All the optimism boiling up through the economy has not reached much of rural America or where I live in the Midwest. The recent election results seem to agree with me that something is very wrong. It is easy to understand why Blackstone is selling currently owning buildings is an ugly business.
I did not sleep well last night because I was afraid. I was haunted by fear and I found all the reassurances by Janet Yellen and the Federal Reserve are not helping. Like the young boy in the movie years ago the spirits of those who once filled the world with life will not let me rest, in this case I'm haunted by dead businesses and not people. The article below concerns the cost and problems of buildings sitting vacant because of business failures. I have my finger on the pulse of small business and it is far from healthy.

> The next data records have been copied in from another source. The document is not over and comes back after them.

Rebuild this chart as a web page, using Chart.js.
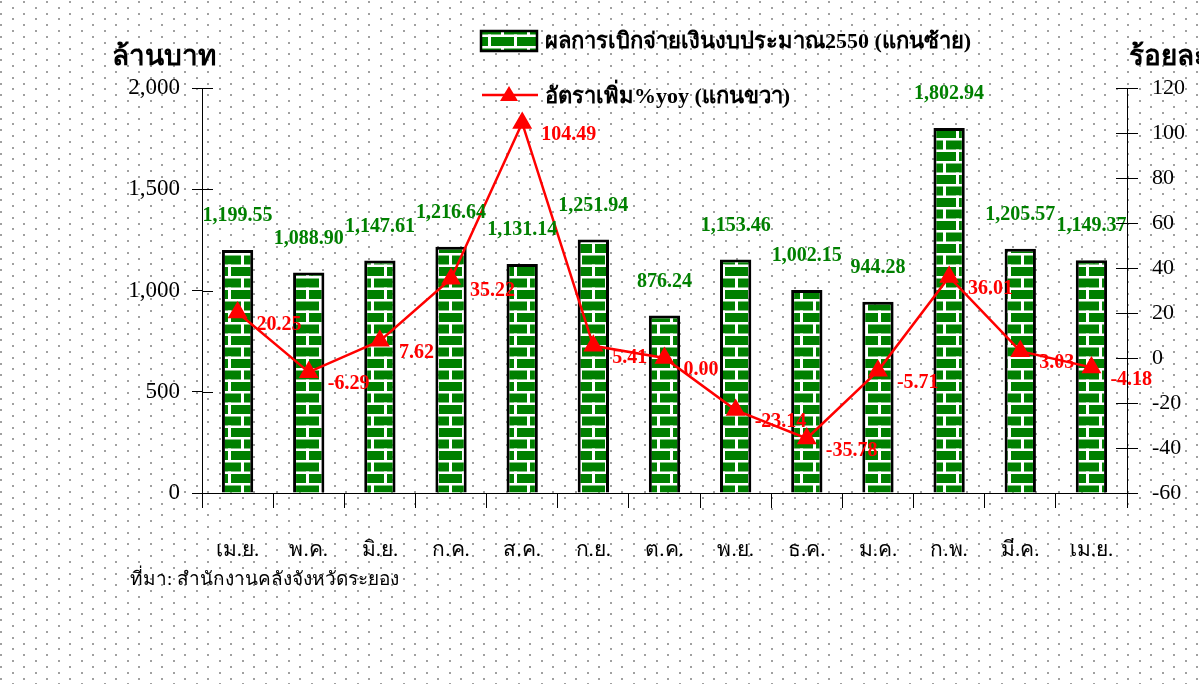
<!DOCTYPE html>
<html>
<head>
<meta charset="utf-8">
<script src="https://cdn.jsdelivr.net/npm/chart.js@4.4.1/dist/chart.umd.min.js"></script>
<style>
    body { margin: 0; background: #fff; }
    #wrap { width: 1199px; height: 684px; position: relative; }
</style>
</head>
<body>
<div id="wrap"><canvas id="budgetChart" width="1199" height="684"></canvas></div>
<script>
var months = ['เม.ย.', 'พ.ค.', 'มิ.ย.', 'ก.ค.', 'ส.ค.', 'ก.ย.', 'ต.ค.', 'พ.ย.', 'ธ.ค.', 'ม.ค.', 'ก.พ.', 'มี.ค.', 'เม.ย.'];
var disbursement = [1199.55, 1088.90, 1147.61, 1216.64, 1131.14, 1251.94, 876.24, 1153.46, 1002.15, 944.28, 1802.94, 1205.57, 1149.37];
var yoyGrowth = [20.25, -6.29, 7.62, 35.22, 104.49, 5.41, 0.00, -23.14, -35.78, -5.71, 36.01, 3.03, -4.18];
var leftTicks = [0, 500, 1000, 1500, 2000];
var rightTicks = [-60, -40, -20, 0, 20, 40, 60, 80, 100, 120];

var barLegend = 'ผลการเบิกจ่ายเงินงบประมาณ2550 (แกนซ้าย)';
var lineLegend = 'อัตราเพิ่ม%yoy (แกนขวา)';
var leftTitle = 'ล้านบาท';
var rightTitle = 'ร้อยละ';
var sourceNote = 'ที่มา: สำนักงานคลังจังหวัดระยอง';

var serif = "'Liberation Serif', 'Times New Roman', serif";

// dotted page background
var makeDots = function () {
    var c = document.createElement('canvas');
    c.width = 23;
    c.height = 35;
    var g = c.getContext('2d');
    g.fillStyle = '#a0a0a0';
    for (var r = 0; r < 6; r++) {
        var y = Math.round(1 + r * 5.83);
        var x = (r % 2 == 0) ? 0 : 12;
        g.fillRect(x, y, 2, 2);
    }
    return g.createPattern(c, 'repeat');
};

// green bricks for the bars
var makeBricks = function () {
    var c = document.createElement('canvas');
    c.width = 26;
    c.height = 23;
    var g = c.getContext('2d');
    g.fillStyle = '#008000';
    g.fillRect(0, 0, 26, 23);
    g.fillStyle = '#ffffff';
    g.fillRect(0, 0, 26, 2.5);
    g.fillRect(0, 11.5, 26, 2.5);
    g.fillRect(7, 0, 3, 12);
    g.fillRect(20, 11.5, 3, 12);
    return g.createPattern(c, 'repeat');
};

var ctx = document.getElementById('budgetChart').getContext('2d');
var dotPattern = makeDots();
var brickPattern = makeBricks();

var fmtMoney = function (v) {
    return v.toLocaleString('en-US', { minimumFractionDigits: 2, maximumFractionDigits: 2 });
};

var backgroundPlugin = {
    id: 'dottedBackground',
    beforeDraw: function (chart) {
        var c = chart.ctx;
        c.save();
        c.fillStyle = '#ffffff';
        c.fillRect(0, 0, chart.width, chart.height);
        c.fillStyle = dotPattern;
        c.fillRect(0, 0, chart.width, chart.height);
        c.restore();
    }
};

var extrasPlugin = {
    id: 'extras',
    afterDatasetsDraw: function (chart) {
        var c = chart.ctx;
        c.save();
        c.textBaseline = 'middle';

        // bar value labels
        c.font = 'bold 20px ' + serif;
        c.fillStyle = '#008000';
        c.textAlign = 'center';
        chart.getDatasetMeta(1).data.forEach(function (bar, i) {
            c.fillText(fmtMoney(disbursement[i]), bar.x, bar.y - 34);
        });

        // line value labels
        c.font = 'bold 20px ' + serif;
        c.fillStyle = '#ff0000';
        c.textAlign = 'left';
        chart.getDatasetMeta(0).data.forEach(function (pt, i) {
            c.fillText(yoyGrowth[i].toFixed(2), pt.x + 19, pt.y + 12);
        });
        c.restore();
    },
    afterDraw: function (chart) {
        var c = chart.ctx;
        c.save();
        c.strokeStyle = '#000';
        c.lineWidth = 1;

        // ticks that cross into the plot
        var yl = chart.scales.yLeft;
        var yr = chart.scales.yRight;
        yl.ticks.forEach(function (t) {
            var y = Math.round(yl.getPixelForValue(t.value)) + 0.5;
            c.beginPath();
            c.moveTo(yl.right, y);
            c.lineTo(yl.right + 11, y);
            c.stroke();
        });
        yr.ticks.forEach(function (t) {
            var y = Math.round(yr.getPixelForValue(t.value)) + 0.5;
            c.beginPath();
            c.moveTo(yr.left, y);
            c.lineTo(yr.left - 11, y);
            c.stroke();
        });

        // axis titles
        c.fillStyle = '#000';
        c.textBaseline = 'middle';
        c.textAlign = 'left';
        c.font = 'bold 28px ' + serif;
        c.fillText(leftTitle, 112, 58);
        c.fillText(rightTitle, 1129, 58);

        // legend
        c.font = 'bold 22px ' + serif;
        c.fillStyle = brickPattern;
        c.fillRect(481, 31, 56, 20);
        c.lineWidth = 2.5;
        c.strokeRect(481, 31, 56, 20);
        c.fillStyle = '#000';
        c.fillText(barLegend, 545, 42);

        c.strokeStyle = '#ff0000';
        c.lineWidth = 2.5;
        c.beginPath();
        c.moveTo(482, 95);
        c.lineTo(538, 95);
        c.stroke();
        c.fillStyle = '#ff0000';
        c.beginPath();
        c.moveTo(509, 86);
        c.lineTo(518, 101);
        c.lineTo(500, 101);
        c.closePath();
        c.fill();
        c.fillStyle = '#000';
        c.fillText(lineLegend, 545, 97);

        // source note
        c.font = '19px ' + serif;
        c.fillText(sourceNote, 130, 580);
        c.restore();
    }
};

var chart = new Chart(ctx, {
    type: 'bar',
    data: {
        labels: months,
        datasets: [{
            type: 'line',
            label: lineLegend,
            data: yoyGrowth,
            yAxisID: 'yRight',
            order: 0,
            borderColor: '#ff0000',
            backgroundColor: '#ff0000',
            borderWidth: 2.5,
            tension: 0,
            pointStyle: 'triangle',
            pointRadius: 9,
            pointBackgroundColor: '#ff0000',
            pointBorderColor: '#ff0000'
        }, {
            type: 'bar',
            label: barLegend,
            data: disbursement,
            yAxisID: 'yLeft',
            order: 1,
            backgroundColor: brickPattern,
            borderColor: '#000',
            borderWidth: 3,
            categoryPercentage: 1,
            barPercentage: 0.44
        }]
    },
    options: {
        responsive: false,
        animation: false,
        layout: { padding: { top: 88, left: 0, right: 0, bottom: 0 } },
        plugins: {
            legend: { display: false },
            tooltip: { enabled: false }
        },
        scales: {
            x: {
                offset: true,
                grid: { offset: true, drawOnChartArea: false, tickLength: 15, color: '#000', lineWidth: 1 },
                border: { color: '#000', width: 1 },
                ticks: { padding: 30, color: '#000', font: { family: serif, size: 21 }, maxRotation: 0 },
                afterFit: function (scale) { scale.height = 191; }
            },
            yLeft: {
                position: 'left',
                min: leftTicks[0],
                max: leftTicks[leftTicks.length - 1],
                afterBuildTicks: function (scale) {
                    scale.ticks = leftTicks.map(function (v) { return { value: v }; });
                },
                grid: { drawOnChartArea: false, tickLength: 10, color: '#000', lineWidth: 1 },
                border: { color: '#000', width: 1 },
                ticks: {
                    padding: 12,
                    color: '#000',
                    font: { family: serif, size: 23 },
                    callback: function (v) { return v.toLocaleString('en-US'); }
                },
                afterFit: function (scale) { scale.width = 202; }
            },
            yRight: {
                position: 'right',
                min: rightTicks[0],
                max: rightTicks[rightTicks.length - 1],
                afterBuildTicks: function (scale) {
                    scale.ticks = rightTicks.map(function (v) { return { value: v }; });
                },
                grid: { drawOnChartArea: false, tickLength: 11, color: '#000', lineWidth: 1 },
                border: { color: '#000', width: 1 },
                ticks: {
                    padding: 14,
                    color: '#000',
                    font: { family: serif, size: 22 },
                    callback: function (v) { return String(v); }
                },
                afterFit: function (scale) { scale.width = 72; }
            }
        }
    },
    plugins: [backgroundPlugin, extrasPlugin]
});
</script>
</body>
</html>
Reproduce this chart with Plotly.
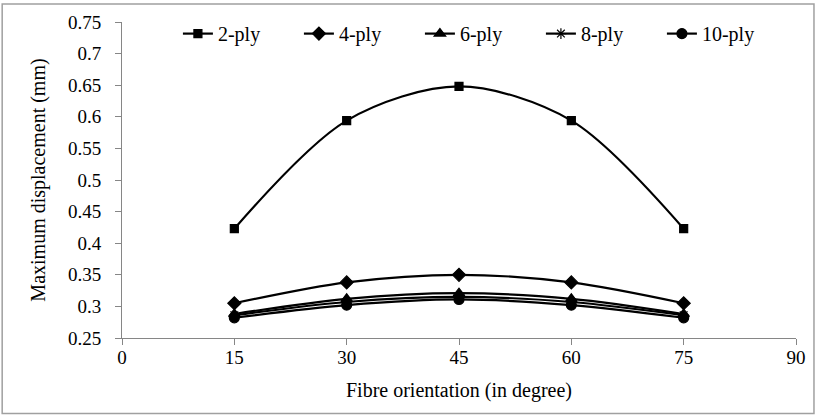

http://brucewilds.blogspot.com/2014/10/i-see-dead-businesses.html
They are holding 48% of the common equity, to exit a stake like that takes two years perhaps? If they wanted to truly cash out they could have sold to some soveriegn wealth funds for some atrocious amount of money. I think it is clear they have identified a few spreads in the market that they think will change (I don't know which) and are taking this measure to realize on them over a few years.
I would rather call tops on their sale of the Waldorf to the Chinese at ludicrous pricing. That has shades of selling Rockefeller Center to the Japanese in the 80's.